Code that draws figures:

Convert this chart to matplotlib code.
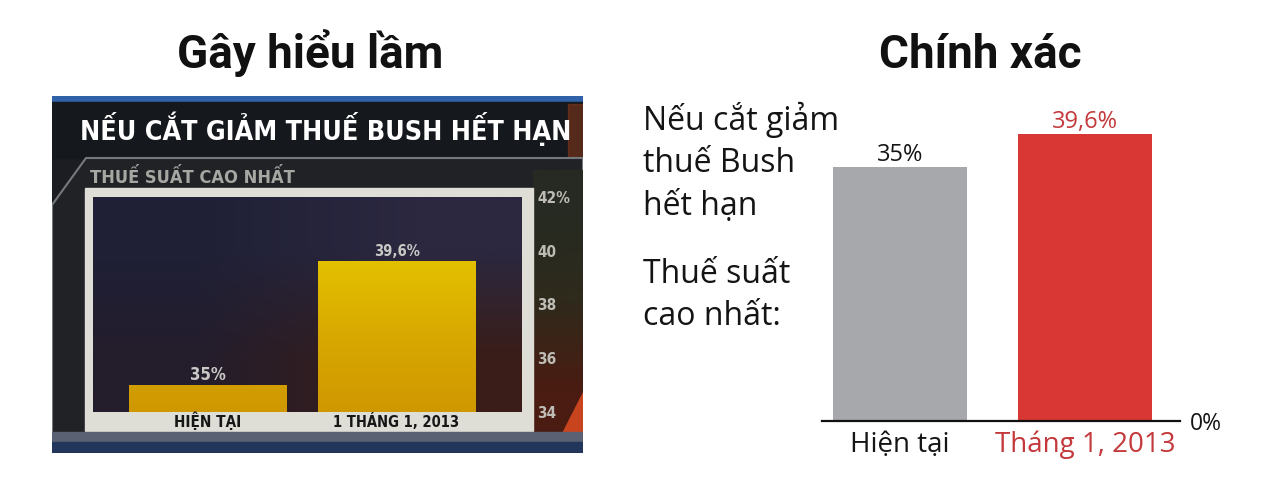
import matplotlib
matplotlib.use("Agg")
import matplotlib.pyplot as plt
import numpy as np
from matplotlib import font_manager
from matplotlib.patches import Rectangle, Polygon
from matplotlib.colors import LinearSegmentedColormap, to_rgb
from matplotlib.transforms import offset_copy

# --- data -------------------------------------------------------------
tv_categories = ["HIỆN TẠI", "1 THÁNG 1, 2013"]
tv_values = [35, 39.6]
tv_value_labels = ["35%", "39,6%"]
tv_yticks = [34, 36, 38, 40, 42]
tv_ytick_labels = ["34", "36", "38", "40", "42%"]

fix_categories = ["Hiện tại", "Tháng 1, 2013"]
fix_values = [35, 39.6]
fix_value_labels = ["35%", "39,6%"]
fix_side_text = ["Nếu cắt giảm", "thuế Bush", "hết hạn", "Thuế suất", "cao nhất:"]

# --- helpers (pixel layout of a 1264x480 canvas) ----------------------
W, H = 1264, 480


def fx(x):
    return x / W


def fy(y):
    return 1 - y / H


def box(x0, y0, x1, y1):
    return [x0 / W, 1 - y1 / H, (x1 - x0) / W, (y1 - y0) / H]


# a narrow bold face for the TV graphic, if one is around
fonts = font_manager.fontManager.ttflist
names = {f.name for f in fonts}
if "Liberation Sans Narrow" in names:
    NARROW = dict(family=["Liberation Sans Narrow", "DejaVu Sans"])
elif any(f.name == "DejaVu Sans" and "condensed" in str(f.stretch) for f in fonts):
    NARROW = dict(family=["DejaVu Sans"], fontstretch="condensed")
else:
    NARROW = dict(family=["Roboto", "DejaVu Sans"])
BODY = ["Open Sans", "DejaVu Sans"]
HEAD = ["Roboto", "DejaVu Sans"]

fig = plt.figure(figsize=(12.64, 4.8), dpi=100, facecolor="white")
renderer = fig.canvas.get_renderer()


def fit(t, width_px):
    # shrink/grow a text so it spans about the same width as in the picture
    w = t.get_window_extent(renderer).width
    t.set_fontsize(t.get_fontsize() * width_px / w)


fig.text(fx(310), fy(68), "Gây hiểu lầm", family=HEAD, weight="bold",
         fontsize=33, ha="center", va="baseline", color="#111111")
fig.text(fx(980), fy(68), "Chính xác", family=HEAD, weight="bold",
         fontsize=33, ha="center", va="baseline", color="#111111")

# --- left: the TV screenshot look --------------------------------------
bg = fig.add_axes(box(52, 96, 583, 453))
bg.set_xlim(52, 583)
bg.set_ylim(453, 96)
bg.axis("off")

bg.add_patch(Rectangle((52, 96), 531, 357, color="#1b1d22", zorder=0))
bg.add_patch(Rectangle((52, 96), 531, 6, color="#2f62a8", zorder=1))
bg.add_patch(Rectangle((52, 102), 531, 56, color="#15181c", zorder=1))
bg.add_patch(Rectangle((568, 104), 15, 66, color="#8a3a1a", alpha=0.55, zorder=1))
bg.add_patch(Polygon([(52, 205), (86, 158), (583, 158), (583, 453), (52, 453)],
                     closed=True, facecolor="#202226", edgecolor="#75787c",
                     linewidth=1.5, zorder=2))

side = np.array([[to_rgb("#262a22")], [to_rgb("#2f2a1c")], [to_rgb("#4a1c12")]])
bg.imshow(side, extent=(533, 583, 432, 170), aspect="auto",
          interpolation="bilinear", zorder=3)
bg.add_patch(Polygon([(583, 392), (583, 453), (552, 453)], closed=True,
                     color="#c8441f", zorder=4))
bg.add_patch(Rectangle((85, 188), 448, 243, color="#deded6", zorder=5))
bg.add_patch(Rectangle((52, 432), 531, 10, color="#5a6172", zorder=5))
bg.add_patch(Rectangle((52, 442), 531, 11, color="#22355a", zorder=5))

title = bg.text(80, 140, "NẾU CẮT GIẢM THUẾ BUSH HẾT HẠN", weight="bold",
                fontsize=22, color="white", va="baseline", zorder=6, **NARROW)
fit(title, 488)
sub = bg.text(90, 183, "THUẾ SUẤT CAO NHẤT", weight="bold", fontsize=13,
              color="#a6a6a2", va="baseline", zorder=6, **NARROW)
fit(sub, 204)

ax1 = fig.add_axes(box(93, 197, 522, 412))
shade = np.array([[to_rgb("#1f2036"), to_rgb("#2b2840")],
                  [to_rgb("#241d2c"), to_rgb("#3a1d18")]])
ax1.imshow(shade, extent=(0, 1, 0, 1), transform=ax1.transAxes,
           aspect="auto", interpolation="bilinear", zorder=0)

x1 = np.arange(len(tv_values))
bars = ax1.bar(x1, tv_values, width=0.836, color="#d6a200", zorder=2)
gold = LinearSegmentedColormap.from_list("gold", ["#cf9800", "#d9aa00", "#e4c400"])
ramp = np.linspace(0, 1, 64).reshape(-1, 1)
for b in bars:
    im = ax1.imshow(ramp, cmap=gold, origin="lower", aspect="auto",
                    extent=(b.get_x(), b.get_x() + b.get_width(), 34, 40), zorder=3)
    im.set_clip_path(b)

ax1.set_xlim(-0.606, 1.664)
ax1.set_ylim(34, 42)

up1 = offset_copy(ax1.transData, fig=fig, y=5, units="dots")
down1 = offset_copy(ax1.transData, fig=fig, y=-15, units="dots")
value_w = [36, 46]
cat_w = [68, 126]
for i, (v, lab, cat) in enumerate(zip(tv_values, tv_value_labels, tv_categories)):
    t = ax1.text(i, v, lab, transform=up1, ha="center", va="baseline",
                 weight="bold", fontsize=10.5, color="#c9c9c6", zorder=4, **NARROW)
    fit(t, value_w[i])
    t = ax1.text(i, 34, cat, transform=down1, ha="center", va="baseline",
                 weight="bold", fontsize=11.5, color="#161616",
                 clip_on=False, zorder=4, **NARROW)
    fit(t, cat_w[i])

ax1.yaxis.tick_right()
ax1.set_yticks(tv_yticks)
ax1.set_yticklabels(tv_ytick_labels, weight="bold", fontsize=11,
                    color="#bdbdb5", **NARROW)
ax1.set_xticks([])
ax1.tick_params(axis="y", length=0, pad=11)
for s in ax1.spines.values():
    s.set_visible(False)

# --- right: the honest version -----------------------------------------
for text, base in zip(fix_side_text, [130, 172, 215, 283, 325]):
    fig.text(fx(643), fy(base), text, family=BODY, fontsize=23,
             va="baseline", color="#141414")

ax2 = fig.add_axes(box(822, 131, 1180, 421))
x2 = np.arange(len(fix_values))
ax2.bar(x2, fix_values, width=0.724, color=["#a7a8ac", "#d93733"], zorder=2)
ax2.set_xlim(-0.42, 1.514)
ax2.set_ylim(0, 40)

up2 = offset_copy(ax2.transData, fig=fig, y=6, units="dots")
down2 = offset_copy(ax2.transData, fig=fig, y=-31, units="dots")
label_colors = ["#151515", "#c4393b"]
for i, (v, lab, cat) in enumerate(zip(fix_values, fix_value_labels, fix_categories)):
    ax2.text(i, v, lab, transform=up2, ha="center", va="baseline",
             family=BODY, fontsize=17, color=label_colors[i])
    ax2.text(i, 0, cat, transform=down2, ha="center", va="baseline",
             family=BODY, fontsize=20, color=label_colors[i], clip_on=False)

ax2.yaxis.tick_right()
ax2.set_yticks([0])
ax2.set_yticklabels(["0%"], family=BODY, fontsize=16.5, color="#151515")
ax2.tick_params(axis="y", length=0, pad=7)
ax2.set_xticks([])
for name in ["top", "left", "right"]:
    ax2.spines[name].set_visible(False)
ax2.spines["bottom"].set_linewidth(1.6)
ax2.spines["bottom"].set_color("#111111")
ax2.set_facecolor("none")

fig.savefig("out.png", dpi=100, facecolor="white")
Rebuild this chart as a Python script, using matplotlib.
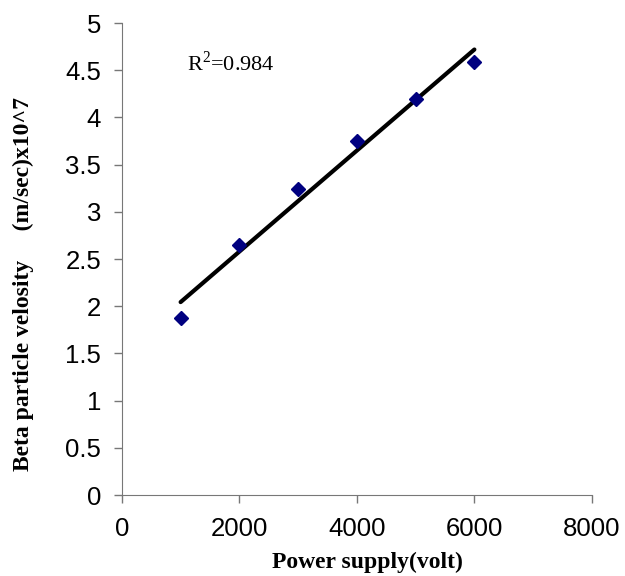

● **EXERCISE TASK**
Output exactly the span of lines from the top of the listing through the line holding "from matplotlib.transforms import offset_copy", and leave every picture out.

● **TASK RESPONSE**
Convert this chart to matplotlib code.
import matplotlib
matplotlib.use("Agg")
import matplotlib.pyplot as plt
import numpy as np
from matplotlib import font_manager
from matplotlib.patches import Rectangle, Polygon
from matplotlib.colors import LinearSegmentedColormap, to_rgb
from matplotlib.transforms import offset_copy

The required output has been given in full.